§ **Aim**
Write out every line exactly, from the start of the records below to the line with "1, 1, 1, 1, 1];", and stop there. Don't write out the pictures.

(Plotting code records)
═══
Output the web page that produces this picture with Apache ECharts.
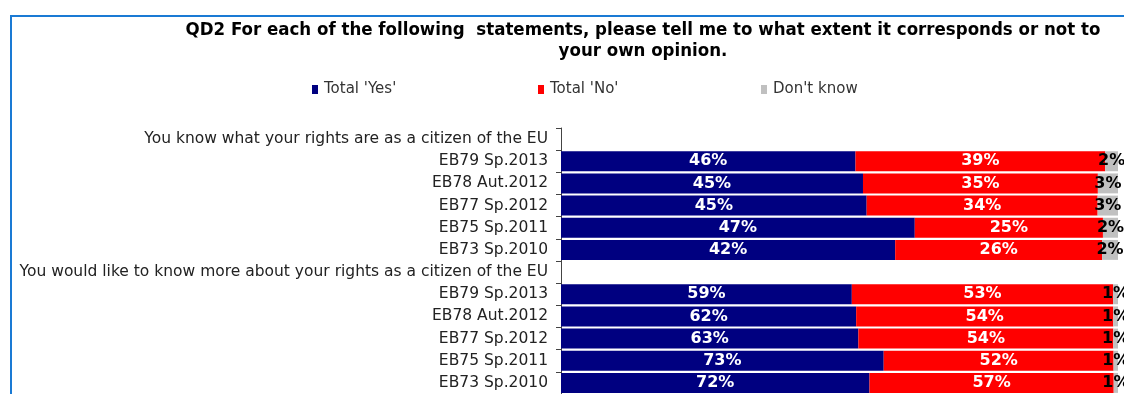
<!DOCTYPE html>
<html>
<head>
<meta charset="utf-8">
<script src="https://cdn.jsdelivr.net/npm/echarts@6/dist/echarts.min.js"></script>
<style>
  html, body { margin: 0; padding: 0; background: #ffffff; }
  #chart { width: 1124px; height: 394px; }
</style>
</head>
<body>
<div id="chart"></div>
<script>
// Row labels, top to bottom (two statement headers, each followed by five survey waves)
const categories = [
  'You know what your rights are as a citizen of the EU',
  'EB79 Sp.2013', 'EB78 Aut.2012', 'EB77 Sp.2012', 'EB75 Sp.2011', 'EB73 Sp.2010',
  'You would like to know more about your rights as a citizen of the EU',
  'EB79 Sp.2013', 'EB78 Aut.2012', 'EB77 Sp.2012', 'EB75 Sp.2011', 'EB73 Sp.2010'
];

// Survey results in percent (null on header rows)
const totalYes = [null, 46, 45, 45, 47, 42, null, 59, 62, 63, 73, 72];
const totalNo  = [null, 39, 35, 34, 25, 26, null, 53, 54, 54, 52, 57];
const dontKnow = [null, 2, 3, 3, 2, 2, null, 1, 1, 1, 1, 1];

const seriesNames = ["Total 'Yes'", "Total 'No'", "Don't know"];
const seriesColors = ['#000080', '#ff0000', '#c0c0c0'];
const seriesValues = [totalYes, totalNo, dontKnow];

// Each bar spans the full width: a segment's length is its share of the row sum
const rowTotals = categories.map((_, i) =>
  seriesValues.reduce((s, arr) => s + (arr[i] == null ? 0 : arr[i]), 0));

const FONT = 'DejaVu Sans';
const TITLE_FONT = 'DejaVu Sans Condensed, DejaVu Sans';

const series = seriesValues.map((arr, k) => ({
  name: seriesNames[k],
  type: 'bar',
  stack: 'total',
  barCategoryGap: '10%',
  itemStyle: { color: seriesColors[k] },
  label: {
    show: true,
    position: 'inside',
    color: k === 2 ? '#000000' : '#ffffff',
    fontFamily: FONT,
    fontWeight: 'bold',
    fontSize: 16,
    formatter: p => (p.data && p.data.raw != null) ? p.data.raw + '%' : ''
  },
  labelLayout: { hideOverlap: false },
  data: arr.map((v, i) => v == null ? { value: null } : { value: v / rowTotals[i], raw: v })
}));

const legendPos = [312, 538, 761];
const legends = seriesNames.map((n, k) => ({
  data: [n],
  left: legendPos[k],
  top: 82,
  itemWidth: 6,
  itemHeight: 9,
  itemGap: 0,
  icon: 'rect',
  padding: 0,
  textStyle: { fontFamily: FONT, fontSize: 15, color: '#333333', padding: [0, 0, 0, 1] }
}));

const chart = echarts.init(document.getElementById('chart'), null, { renderer: 'canvas' });
chart.setOption({
  animation: false,
  backgroundColor: '#ffffff',
  title: {
    text: 'QD2 For each of the following  statements, please tell me to what extent it corresponds or not to\nyour own opinion.',
    left: 638,
    textAlign: 'center',
    top: 15,
    textStyle: {
      fontFamily: TITLE_FONT,
      fontWeight: 'bold',
      fontSize: 18.5,
      lineHeight: 21,
      color: '#000000'
    }
  },
  legend: legends,
  grid: { left: 561, right: 6, top: 128, height: 268, containLabel: false },
  xAxis: { type: 'value', min: 0, max: 1, show: false },
  yAxis: {
    type: 'category',
    inverse: true,
    data: categories,
    axisLine: { show: true, lineStyle: { color: '#444444', width: 1 } },
    axisTick: { show: true, length: 5, lineStyle: { color: '#444444' } },
    axisLabel: { fontFamily: FONT, fontSize: 15.5, color: '#222222', margin: 13 }
  },
  series: series,
  graphic: [{
    type: 'polyline',
    shape: { points: [[11, 400], [11, 16], [1130, 16]] },
    style: { stroke: '#1a7ad4', lineWidth: 2, fill: null },
    silent: true
  }]
});
</script>
</body>
</html>
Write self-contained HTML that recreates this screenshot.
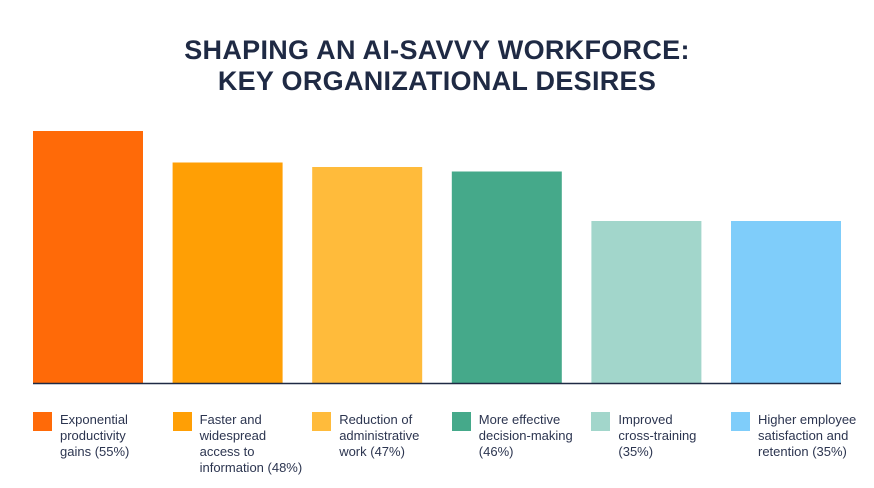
<!DOCTYPE html>
<html><head><meta charset="utf-8"><style>
body{margin:0;width:874px;height:488px;background:#fff;font-family:"Liberation Sans",sans-serif;overflow:hidden;position:relative}
.title{position:absolute;left:0;width:874px;top:35px;text-align:center;font-weight:bold;font-size:27px;line-height:31px;color:#1f2a44;letter-spacing:0.3px}
.leg{position:absolute;top:412px;display:flex}
.sw{width:19px;height:19px;flex:none}
.lt{margin-left:8px;font-size:13px;line-height:16px;color:#2c3550;margin-top:0px}
</style></head><body>
<div class="title">SHAPING AN AI-SAVVY WORKFORCE:<br>KEY ORGANIZATIONAL DESIRES</div>
<svg id="chart" width="874" height="400" style="position:absolute;left:0;top:0"></svg>
<div id="legend"></div>
<script>
const categories=["Exponential productivity gains","Faster and widespread access to information","Reduction of administrative work","More effective decision-making","Improved cross-training","Higher employee satisfaction and retention"];
const legendLabels=["Exponential<br>productivity<br>gains (55%)","Faster and<br>widespread<br>access to<br>information (48%)","Reduction of<br>administrative<br>work (47%)","More effective<br>decision-making<br>(46%)","Improved<br>cross-training<br>(35%)","Higher employee<br>satisfaction and<br>retention (35%)"];
const values=[55,48,47,46,35,35];
const colors=["#ff6a08","#ff9f05","#ffbb3b","#45a98a","#a2d6cb","#7fcdfa"];
const svg=document.getElementById('chart');
const NS="http://www.w3.org/2000/svg";
const baseY=383, x0=33, pitch=139.6, bw=110;
function yScale(v){return baseY-4.5*(v+1);}
function xScale(i){return x0+i*pitch;}
values.forEach((v,i)=>{
  const r=document.createElementNS(NS,'rect');
  r.setAttribute('x',xScale(i));r.setAttribute('y',yScale(v));
  r.setAttribute('width',bw);r.setAttribute('height',baseY-yScale(v));
  r.setAttribute('fill',colors[i]);
  
  
  svg.appendChild(r);
});
const ax=document.createElementNS(NS,'line');
ax.setAttribute('x1',33);ax.setAttribute('x2',841);ax.setAttribute('y1',baseY+0.5);ax.setAttribute('y2',baseY+0.5);
ax.setAttribute('stroke','#1f2a44');ax.setAttribute('stroke-width',1.5);


svg.appendChild(ax);
const leg=document.getElementById('legend');


legendLabels.forEach((t,i)=>{
  const d=document.createElement('div');d.className='leg';d.style.left=xScale(i)+'px';
  
  
  d.innerHTML='<div class="sw" style="background:'+colors[i]+'"></div><div class="lt">'+t+'</div>';
  leg.appendChild(d);
});
</script>
</body></html>
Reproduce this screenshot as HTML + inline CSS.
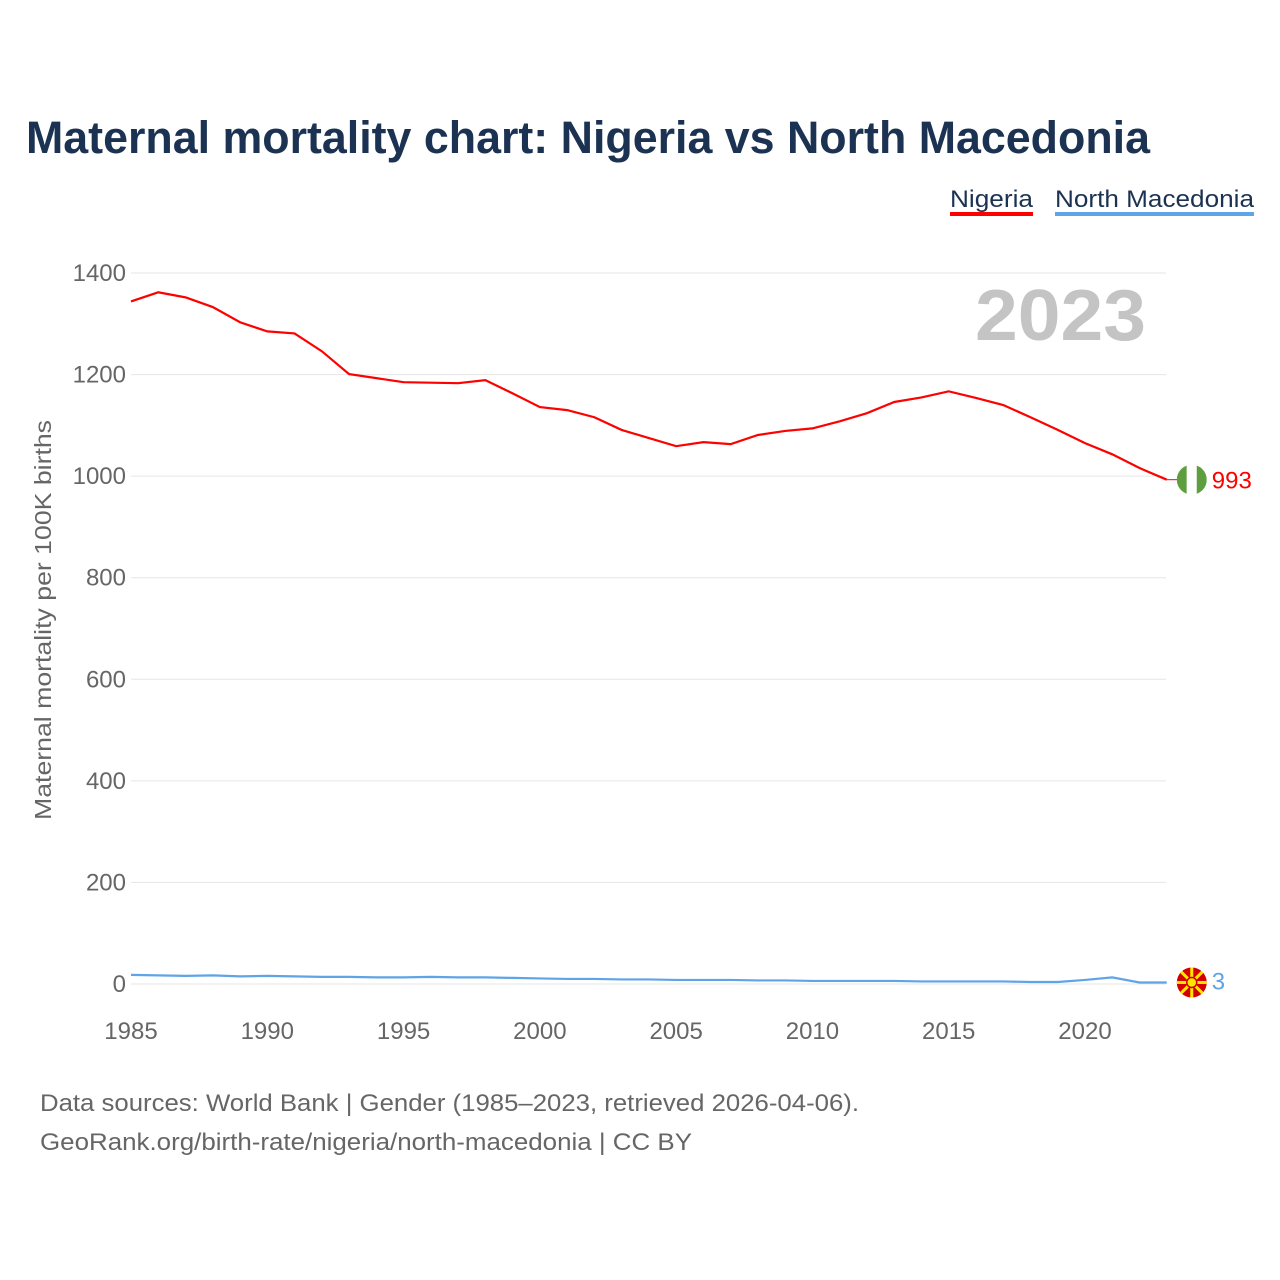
<!DOCTYPE html>
<html><head><meta charset="utf-8"><style>
body{margin:0;background:#fff;font-family:"Liberation Sans",sans-serif;}
svg{display:block}
</style></head><body>
<svg id="c" width="1280" height="1280" xmlns="http://www.w3.org/2000/svg">
<text x="26" y="153" font-size="45" font-weight="bold" fill="#1b3252" textLength="1124" lengthAdjust="spacingAndGlyphs">Maternal mortality chart: Nigeria vs North Macedonia</text>
<g>
<text x="950" y="207" font-size="24" fill="#1b3252" textLength="83" lengthAdjust="spacingAndGlyphs">Nigeria</text>
<rect x="950" y="212" width="83" height="4" fill="#ff0000"/>
<text x="1055" y="207" font-size="24" fill="#1b3252" textLength="199" lengthAdjust="spacingAndGlyphs">North Macedonia</text>
<rect x="1055" y="212" width="199" height="4" fill="#5fa4e6"/>
</g>
<text x="975" y="340" font-size="72" font-weight="bold" fill="#c4c4c4" textLength="171" lengthAdjust="spacingAndGlyphs">2023</text>
<text transform="translate(51,620) rotate(-90)" font-size="23" fill="#666" text-anchor="middle" textLength="400" lengthAdjust="spacingAndGlyphs">Maternal mortality per 100K births</text>
<g id="grid"></g><g id="lines"></g>
<text x="40" y="1111" font-size="24" fill="#666" textLength="819" lengthAdjust="spacingAndGlyphs">Data sources: World Bank | Gender (1985–2023, retrieved 2026-04-06).</text>
<text x="40" y="1150" font-size="24" fill="#666" textLength="652" lengthAdjust="spacingAndGlyphs">GeoRank.org/birth-rate/nigeria/north-macedonia | CC BY</text>
</svg>
<script>
const years=[];for(let y=1985;y<=2023;y++)years.push(y);
const nigeria=[1344,1362,1352,1333,1303,1285,1281,1246,1201,1193,1185,1184,1183,1189,1163,1136,1130,1116,1091,1075,1059,1067,1063,1081,1089,1094,1108,1124,1146,1155,1167,1154,1140,1116,1091,1065,1043,1016,993];
const macedonia=[18,17,16,17,15,16,15,14,14,13,13,14,13,13,12,11,10,10,9,9,8,8,8,7,7,6,6,6,6,5,5,5,5,4,4,8,13,3,3];
const yTicks=[0,200,400,600,800,1000,1200,1400];
const xTicks=[1985,1990,1995,2000,2005,2010,2015,2020];
const NS="http://www.w3.org/2000/svg";
const x=v=>131+(v-1985)*(1085-131)/35;
const y=v=>984-v*(984-273)/1400;
function mk(t,a,p){const e=document.createElementNS(NS,t);for(const k in a)e.setAttribute(k,a[k]);p.appendChild(e);return e;}
const g=document.getElementById('grid'),L=document.getElementById('lines');
yTicks.forEach(t=>{
 const l=mk('line',{x1:131,x2:1166,y1:y(t),y2:y(t),stroke:'#e6e6e6','stroke-width':1},g);
 
 
 const tx=mk('text',{x:126,y:y(t)+8,'font-size':24,fill:'#666','text-anchor':'end'},g);
 tx.textContent=t;
 
 
});
xTicks.forEach(t=>{
 const tx=mk('text',{x:x(t),y:1039,'font-size':24,fill:'#666','text-anchor':'middle'},g);
 tx.textContent=t;
 
 
});
function line(d,c,name){
 const p=mk('path',{d:d.map((v,i)=>(i?'L':'M')+x(years[i])+' '+y(v)).join(''),fill:'none',stroke:c,'stroke-width':2.2},L);
 
 
}
line(nigeria,'#ff0000','nigeria-line');
line(macedonia,'#5fa4e6','north-macedonia-line');
const lx=x(2023);
const ny=y(nigeria[nigeria.length-1]);
mk('line',{x1:lx,x2:lx+12,y1:ny,y2:ny,stroke:'#ff0000','stroke-width':1},L);
const fg=mk('g',{},L);


const cp=mk('clipPath',{id:'cn'},fg);
mk('circle',{cx:lx+25,cy:ny,r:15},cp);
const gi=mk('g',{'clip-path':'url(#cn)'},fg);
mk('rect',{x:lx+10,y:ny-15,width:10,height:30,fill:'#5f9e3f'},gi);
mk('rect',{x:lx+20,y:ny-15,width:10,height:30,fill:'#fff'},gi);
mk('rect',{x:lx+30,y:ny-15,width:10,height:30,fill:'#5f9e3f'},gi);
const nl=mk('text',{x:lx+45,y:ny+9,'font-size':24,fill:'#ff0000'},L);
nl.textContent=nigeria[nigeria.length-1];


const my=y(macedonia[macedonia.length-1]);
const mg=mk('g',{},L);


mk('circle',{cx:lx+25,cy:my,r:15,fill:'#d20000'},mg);
for(let i=0;i<8;i++){const a=i*Math.PI/4;mk('line',{x1:lx+25,y1:my,x2:lx+25+15*Math.cos(a),y2:my+15*Math.sin(a),stroke:'#ffe600','stroke-width':3},mg);}
mk('circle',{cx:lx+25,cy:my,r:5,fill:'#ffe600',stroke:'#d20000','stroke-width':1.5},mg);
const ml=mk('text',{x:lx+45,y:my+7,'font-size':24,fill:'#5fa4e6'},L);
ml.textContent=macedonia[macedonia.length-1];


</script>
</body></html>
═══
§ **Answer below**
Output the web page that produces this picture with Apache ECharts.
<!DOCTYPE html>
<html>
<head>
<meta charset="utf-8">
<script src="https://cdn.jsdelivr.net/npm/echarts@6/dist/echarts.min.js"></script>
<style>
  html, body { margin: 0; padding: 0; background: #ffffff; }
  #chart { width: 1124px; height: 394px; }
</style>
</head>
<body>
<div id="chart"></div>
<script>
// Row labels, top to bottom (two statement headers, each followed by five survey waves)
const categories = [
  'You know what your rights are as a citizen of the EU',
  'EB79 Sp.2013', 'EB78 Aut.2012', 'EB77 Sp.2012', 'EB75 Sp.2011', 'EB73 Sp.2010',
  'You would like to know more about your rights as a citizen of the EU',
  'EB79 Sp.2013', 'EB78 Aut.2012', 'EB77 Sp.2012', 'EB75 Sp.2011', 'EB73 Sp.2010'
];

// Survey results in percent (null on header rows)
const totalYes = [null, 46, 45, 45, 47, 42, null, 59, 62, 63, 73, 72];
const totalNo  = [null, 39, 35, 34, 25, 26, null, 53, 54, 54, 52, 57];
const dontKnow = [null, 2, 3, 3, 2, 2, null, 1, 1, 1, 1, 1];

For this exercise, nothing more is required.